An Artist's Rendering
Yes, I did actually deal with that many codes to get what I was entitled to. To add to the pain, the system seemed overwhelmed upon release, delaying when I actually got my codes, and when I could access the two sign-in weapons, by up to a day. It is simply crazy when a game like this has that much DLC right off the bat, especially when the player has to jump through so many hoops just to try and get everything they qualified for. If that wasn't enough, I still haven't gotten the code for Argul's Tomb at the time of this writing (a full week after release), which seems to indicate that its not even available yet. Maybe they should cut down on this the next time around so people don't get so exhausted.

At this point, I'd also like to address one complaint that I have about the game: Inventory space. Inventory, while seemingly big, is also very limiting. It may not hit you for quite a while, but at some point you may have no room if you're a gamer like me that absentmindedly keeps it full until the game informs you that you need to remove some stuff (this describes how I've managed to play every RPG ever). This would be alright with me if not for one particular event. A bonus boss exists in the game known as the Deposed King and I lost when trying to fight him while with too low a level to do anything. To that end, I decided to wait until after beating the game before trying again, since I knew I would be a lot stronger then. Well, after a few days, I tried again and after a couple of tries reigned victorious. I was finally ready to receive the Legendary item for beating him, the Scepter of the Deposed King, but then my heart sank when the game told me that I was unable to get it because my inventory was full.

After calming down greatly from the initial frustration of this event, I realized how it could still have given me the item if Vigil wanted to program it with a fix in mind instead of depending on everyone's inventories to be practically empty at the time.
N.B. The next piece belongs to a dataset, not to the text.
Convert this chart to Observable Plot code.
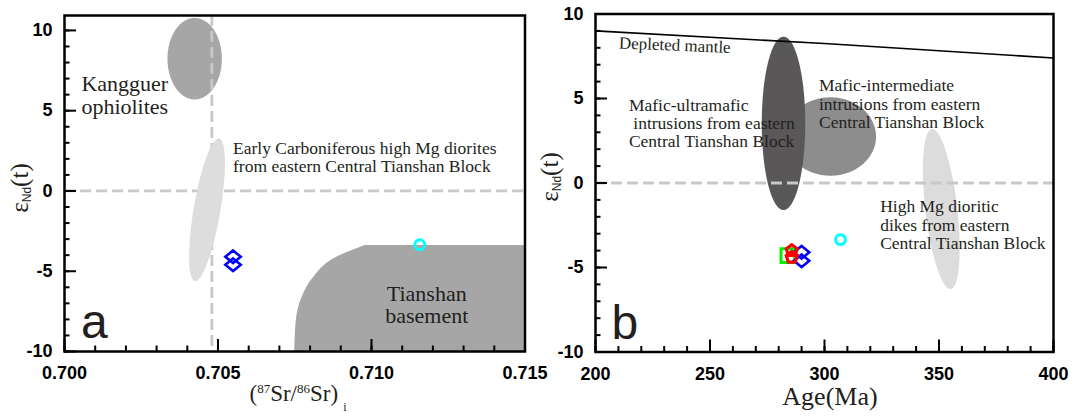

Either: The game could tell you to expel some equipment first, meaning that it would buffer the item into the inventory when sufficient room (one slot) was created; they could have made the item a drop in this situation instead of automatically trying to give it to you, meaning that the game would automatically put it in your inventory unless it detected insufficient space in which case it becomes an item you can pick up; they could have taken advantage of the Serpent Tome system to reward you with Legendary weapons and items.

To elaborate, Serpent Tomes are physical locations in the game that work similarly to an in-game email client. Periodically, or when you enter an item code, the game will alert you when a new item has been sent to you. When you go to a Serpent Tome and open a message, the item gets added to your inventory. In fact, if you have an online pass, it is possible to send or trade items with other players. I think that if they also applied this to Legendary weapons as a backup, I wouldn't need to try and get someone to send me their Scepter. Then again, I'm the kind of gamer that likes to have a full set and earn it properly, so at some point in the future, I might try to replay the game through a New Game Plus to try and regain the scepter.

One final minor complaint: navigating every menu is done exclusively with the left analog stick, rather than the more natural D-Pad. This threw me off a bit at first and as I played, I began to think of different ways that navigation could have been handled and yet still incorporate both sticks. For example: D-Pad to navigate and left stick to scroll descriptions on items menus, with the right stick to still search the map screen.

Darksiders II is a great improvement over the original. While the story still isn't completely engaging, plus a couple of other annoyances, the improvements to combat and puzzle solving alone make this game well worth picking up. In a time of financial crisis, I hope that enough people get this game so that THQ may still thrive as a publisher and that Vigil may be able to work on a Darksiders III; this series is really growing on me.